A A24, o pequeno estúdio do filme, investiu algum dinheiro em promoção para a temporada dos prémios. Mas será que levar um filme para os Óscares ou Globos de Ouro passa essencialmente por uma questão de dinheiro? "É a primeira vez que estou numa dessas campanhas e não sei como tudo é gerido. Talvez seja como a política: tudo passa pelo dinheiro. Este é um filme pequeno e, para mim, o importante é fazer parte de uma conversa que engloba nomes como Tarantino ou Scorsese, cineastas que foram alvos do meu estudo. Fico feliz por pertencer a uma nova geração de cineastas que inclui mais pessoas de cor e mais mulheres. Não seremos apenas uma moda, vamos ficar aqui para sempre!

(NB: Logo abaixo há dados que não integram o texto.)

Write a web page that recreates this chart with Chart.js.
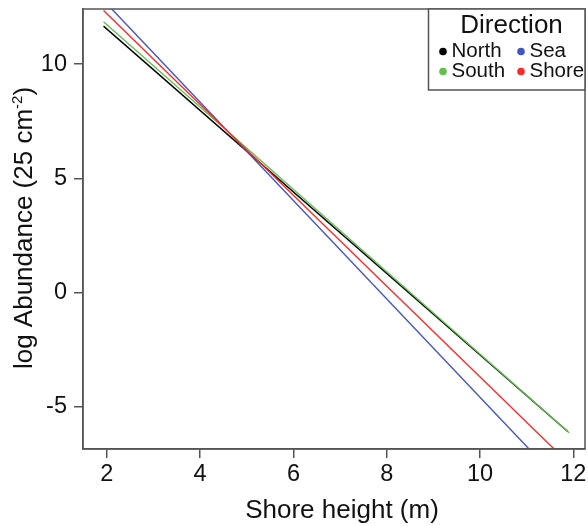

Cada ano seremos mais e estaremos a perpetuar uma tradição de cinema, mas vamos fazê-lo de uma maneira que inclua mais vozes", diz a cineasta que acrescenta que o caso de Asiáticos Doidos e Ricos ajudou a que o lugar dos asiáticos no cinema americano fosse mais notado: "Esse sucesso, de alguma forma, coloca na cabeça de quem manda em Hollywood que os asiáticos agora estão na berra e que não pode parar por aqui! O fundamental nestas histórias de diversidade cultural é que tenham sempre um lado humano! Espero que agora não escolham personagens asiáticas só porque alguém disse que é preciso mais um asiático... O meu filme é um pouco diferente de Asiáticos Doidos e Ricos, é mais Asiáticos Doidos e Não Ricos. Brinco com isso mas só consegui financiamento porque fiz um podcast sobre a minha família e mais de quatro milhões de pessoas o ouviram! Foi por isso que os meus produtores perceberam que o filme poderia conectar as pessoas sob o ponto de vista humano."

Feito com uma suavidade que se confunde com um recado de amor de uma avó, The Farewell é uma boa surpresa. Nesta altura, para quem protesta acerca da ausência de mulheres cineastas na temporada dos prémios, Lulu Wang e Greta Gerwig são sempre aquelas que se podem tornar símbolos de uma injustiça. Mesmo assim, não seria muito surpreendente se a avó interpretada por Zhao Shuzeng acabasse por vir a ser nomeada ao Óscar de Atriz Secundária nas nomeações de segunda-feira.